Basing their work on quantum tunneling, E.K. Ivanova et al. specifically look at the prospect of point mutations in function of temperature and DNA replication velocity.

For a more general setting of two identical symmetric hydrogen bonds, Zorka Smedarchina et al. claim that, during the double-proton transfer, quantum entanglement, as well as quantum tunneling, takes place.

Certainly, Onur Pusuluk et al. declare that “tunneling of […] the proton of the H atom can generate useful quantum entanglement in a H-bonded system”. In addition, they submit the stronger hypothesis that “significant amounts of quantum entanglement can be found in the thermal state of hydrogen bond.” Within the specific framework of DNA base pairs, Grant Cooper falls back on the entanglement of protons to portray the conduct of tautomerization.

Video: Quantum mechanics may drive DNA mutations (Duke University).

Wrong Question, Again?

As we have seen, the controversy about quantum biology evolves around the argument whether delicate quantum processes could prevail at the ambient temperatures of biological life. Nonetheless, Wei Fang et al. contend that, unexpectedly, quantum effects “can have a smaller impact on hydrogen bond strengths at cryogenic temperatures than at room temperature.
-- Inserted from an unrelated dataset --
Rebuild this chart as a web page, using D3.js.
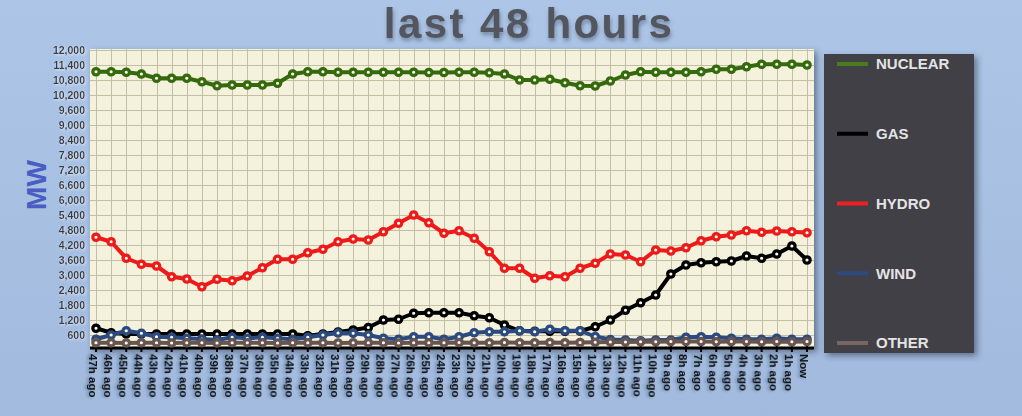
<!DOCTYPE html>
<html>
<head>
<meta charset="utf-8">
<script src="https://cdn.jsdelivr.net/npm/d3@7"></script>
<style>
  body { margin: 0; background: #a9c1e2; }
  svg { display: block; font-family: "Liberation Sans", Arial, sans-serif; }
  .ytick { font-size: 10.5px; font-weight: bold; fill: #343a44; }
  .xtick { font-size: 11.5px; font-weight: bold; fill: #151515; }
  .legtxt { font-size: 15px; font-weight: bold; fill: #e4e4e4; }
</style>
</head>
<body>
<svg></svg>
<script>
var width = 1022;
var height = 416;

// Data (MW), 47h ago -> Now
var hours = ["47h ago","46h ago","45h ago","44h ago","43h ago","42h ago","41h ago","40h ago",
  "39h ago","38h ago","37h ago","36h ago","35h ago","34h ago","33h ago","32h ago","31h ago",
  "30h ago","29h ago","28h ago","27h ago","26h ago","25h ago","24h ago","23h ago","22h ago",
  "21h ago","20h ago","19h ago","18h ago","17h ago","16h ago","15h ago","14h ago","13h ago",
  "12h ago","11h ago","10h ago","9h ago","8h ago","7h ago","6h ago","5h ago","4h ago",
  "3h ago","2h ago","1h ago","Now"];

var nuclear = [11130,11130,11110,11040,10870,10870,10870,10730,10570,10600,10600,10600,10670,
  11040,11130,11130,11110,11110,11110,11110,11110,11110,11100,
  11100,11110,11110,11090,11040,10800,10800,10830,10690,10570,10560,10760,11000,11130,
  11110,11110,11110,11130,11230,11230,11330,11430,11430,11430,11400];

var gas = [870,690,640,640,640,640,640,640,640,640,640,640,640,640,570,640,720,800,900,
  1200,1230,1470,1490,
  1490,1490,1370,1290,1000,770,750,750,750,760,930,1200,1590,1890,2200,3040,3400,
  3490,3530,3560,3760,3670,3840,4160,3600];

var hydro = [4510,4330,3670,3430,3360,2930,2840,2530,2830,2770,2960,3290,3630,3630,3890,
  4030,4330,4440,4400,4730,5070,5400,5090,
  4670,4770,4470,3930,3270,3270,2870,2970,2930,3270,3470,3840,3800,3530,4000,3960,
  4090,4370,4530,4600,4770,4710,4760,4730,4690];

var wind = [430,600,770,670,530,510,470,440,400,510,470,510,470,430,510,600,680,670,600,
  470,430,530,530,
  430,530,690,730,730,770,730,830,770,770,540,420,400,370,400,400,510,530,510,470,
  430,430,470,430,430];

var other = [290,290,280,290,290,280,290,290,280,290,290,290,280,290,290,290,280,290,290,
  290,280,290,290,290,300,290,290,300,290,290,300,290,300,310,320,320,330,330,340,
  340,340,330,340,340,330,340,330,340];

var seriesNames = ["NUCLEAR","GAS","HYDRO","WIND","OTHER"];
var seriesValues = [nuclear, gas, hydro, wind, other];
var seriesColors = ["#346a0c","#000000","#ee1a1a","#2b4a7f","#685450"];
var legendColors = ["#4a7b1c","#000000","#ee2020","#2d4a80","#7a6660"];

var yTicks = d3.range(600, 12001, 600);

var svg = d3.select("svg")
    .attr("width", width)
    .attr("height", height);

var defs = svg.append("defs");

var bg = defs.append("linearGradient").attr("id", "bg").attr("x1", 0).attr("y1", 0).attr("x2", 0).attr("y2", 1);
bg.append("stop").attr("offset", "0%").attr("stop-color", "#adc6e7");
bg.append("stop").attr("offset", "100%").attr("stop-color", "#a2badd");

var shadow = defs.append("filter").attr("id", "shadow").attr("x", "-10%").attr("y", "-10%").attr("width", "130%").attr("height", "130%");
shadow.append("feDropShadow").attr("dx", 3).attr("dy", 3).attr("stdDeviation", 3)
    .attr("flood-color", "#2a3448").attr("flood-opacity", 0.55);

var tshadow = defs.append("filter").attr("id", "tshadow").attr("x", "-10%").attr("y", "-20%").attr("width", "130%").attr("height", "160%");
tshadow.append("feDropShadow").attr("dx", 1).attr("dy", 3).attr("stdDeviation", 2)
    .attr("flood-color", "#3a4660").attr("flood-opacity", 0.5);

var glow = defs.append("filter").attr("id", "glow").attr("x", "-20%").attr("y", "-40%").attr("width", "140%").attr("height", "180%");
glow.append("feDropShadow").attr("dx", 1).attr("dy", 1).attr("stdDeviation", 1)
    .attr("flood-color", "#ffffff").attr("flood-opacity", 0.6);

var xshadow = defs.append("filter").attr("id", "xshadow").attr("x", "-20%").attr("y", "-40%").attr("width", "160%").attr("height", "180%");
xshadow.append("feDropShadow").attr("dx", 0).attr("dy", 2).attr("stdDeviation", 1.5)
    .attr("flood-color", "#1c2a48").attr("flood-opacity", 0.45);

svg.append("rect").attr("width", width).attr("height", height).attr("fill", "url(#bg)");

// Scales

var x = d3.scalePoint()
    .domain(hours)
    .range([96, 807]);

var y = d3.scaleLinear()
    .domain([0, 12000])
    .range([350, 50]);

var plotL = 90, plotR = 814, plotT = 49, plotB = 349;

// Title

svg.append("text").text("last 48 hours")
    .attr("x", 529).attr("y", 38)
    .attr("text-anchor", "middle")
    .style("font-size", "42px").style("font-weight", "bold")
    .style("letter-spacing", "2.4px")
    .attr("fill", "#52565e")
    .style("filter", "url(#tshadow)");

svg.append("text").text("MW")
    .attr("transform", "translate(46,185) rotate(-90)")
    .attr("text-anchor", "middle")
    .style("font-size", "28px").style("font-weight", "bold")
    .attr("fill", "#4b5cc2");

// Plot area

svg.append("rect")
    .attr("x", plotL).attr("y", plotT)
    .attr("width", plotR - plotL).attr("height", plotB - plotT)
    .attr("fill", "#f4f2dc")
    .style("filter", "url(#shadow)");

var grid = svg.append("g").attr("id", "grid");

grid.selectAll(".hgrid")
    .data(yTicks)
    .enter().append("line")
    .attr("x1", plotL).attr("x2", plotR)
    .attr("y1", function(d) { return Math.round(y(d)) + 0.5; })
    .attr("y2", function(d) { return Math.round(y(d)) + 0.5; })
    .attr("stroke", "#c3bfa4").attr("stroke-width", 1);

grid.selectAll(".vgrid")
    .data(hours)
    .enter().append("line")
    .attr("x1", function(d) { return Math.round(x(d)) + 0.5; })
    .attr("x2", function(d) { return Math.round(x(d)) + 0.5; })
    .attr("y1", plotT).attr("y2", plotB)
    .attr("stroke", "#c3bfa4").attr("stroke-width", 1);

// Y axis labels

svg.append("g").selectAll("text")
    .data(yTicks)
    .enter().append("text")
    .attr("class", "ytick")
    .attr("x", 85)
    .attr("y", function(d) { return y(d); })
    .attr("dy", "0.35em")
    .attr("text-anchor", "end")
    .style("filter", "url(#glow)")
    .text(d3.format(","));

// X axis

var xaxis = svg.append("g").attr("id", "xaxis");

xaxis.append("line")
    .attr("x1", plotL).attr("x2", plotR)
    .attr("y1", 348).attr("y2", 348)
    .attr("stroke", "#000").attr("stroke-width", 3);

xaxis.selectAll(".tick")
    .data(hours)
    .enter().append("line")
    .attr("x1", function(d) { return x(d); })
    .attr("x2", function(d) { return x(d); })
    .attr("y1", 346).attr("y2", 352)
    .attr("stroke", "#000").attr("stroke-width", 2);

xaxis.selectAll("text")
    .data(hours)
    .enter().append("text")
    .attr("class", "xtick")
    .attr("transform", function(d) { return "translate(" + (x(d) - 3) + ",354) rotate(90)"; })
    .attr("dy", "0.35em")
    .style("filter", "url(#xshadow)")
    .text(function(d) { return d; });

// Series

var line = d3.line()
    .x(function(d, i) { return x(hours[i]); })
    .y(function(d) { return y(d); });

var series = svg.append("g").attr("id", "series");

seriesValues.forEach(function(vals, k) {
  var g = series.append("g");
  g.append("path")
      .datum(vals)
      .attr("d", line)
      .attr("fill", "none")
      .attr("stroke", seriesColors[k])
      .attr("stroke-width", 4)
      .attr("stroke-linejoin", "round");
  g.selectAll("circle")
      .data(vals)
      .enter().append("circle")
      .attr("cx", function(d, i) { return x(hours[i]); })
      .attr("cy", function(d) { return y(d); })
      .attr("r", 3.2)
      .attr("fill", "#fbfbf2")
      .attr("stroke", seriesColors[k])
      .attr("stroke-width", 3.2);
});

// Legend

var legend = svg.append("g").attr("id", "legend");

legend.append("rect")
    .attr("x", 824).attr("y", 54)
    .attr("width", 150).attr("height", 299)
    .attr("fill", "#424146")
    .style("filter", "url(#shadow)");

var legY = d3.scalePoint().domain(seriesNames).range([64, 343]);

legend.selectAll("line")
    .data(seriesNames)
    .enter().append("line")
    .attr("x1", 837).attr("x2", 868)
    .attr("y1", function(d) { return legY(d); })
    .attr("y2", function(d) { return legY(d); })
    .attr("stroke", function(d, i) { return legendColors[i]; })
    .attr("stroke-width", 4);

legend.selectAll("text")
    .data(seriesNames)
    .enter().append("text")
    .attr("class", "legtxt")
    .attr("x", 876)
    .attr("y", function(d) { return legY(d); })
    .attr("dy", "0.36em")
    .text(function(d) { return d; });
</script>
</body>
</html>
Does this mean that quantum mechanics infiltrates into the macroscopic level more extensively than hitherto presumed?

Once again, the question is perhaps not whether quantum physics holds sway over our natural environment. As a matter of fact, also in the context of DNA mutation have several researchers argued away from such dualistic framing.

Concerning hole transfers of electrons in DNA, Yuri Berlin et al., for example, come to the conclusion that both classical hopping and quantum tunneling fulfil a role. They clearly state that “for short AT bridges, hole transfer between two G bases proceeds via quantum mechanical tunneling[, whereas] hopping over long bridges requires thermal activation.

The Leading Dance of the Small

In our natural habitat, “quantum effects could be more significant than previously anticipated and deserves further study”, insist Wei Fang et al. And some scientists even believe that the next logical question within the field of quantum biology extends to whether these effects could be upscaled from molecules to macroscopic-sized organisms like tardigrades.

Whatever the case may be, quantum biology might well turn out to be a promising candidate that appreciably contributes to improving both the human condition and our planet’s health.

Having a more thorough grip on nature’s trick within the light-harvesting component of photosynthesis could ultimately enhance our solar energy technologies. And obtaining a more comprehensive picture about the relevance of quantum processes in cells may help us to advance closer to a mastery of the development of cancer, myotonic dystrophy, neurofibromatosis or sickle cell anemia.

In the end, Erwin Schrödinger may have been on to something when he said that “we must be prepared to find [living matter] working in a manner that cannot be reduced to the ordinary laws of physics.” (Schrödinger, E. (1967). What Is Life?, Cambridge University Press, pp.76. )

Only when we fully grasp the pertinence of quantum physics to biology, will we also be better geared to appreciate how both the classical and quantum descriptions of life may tango together.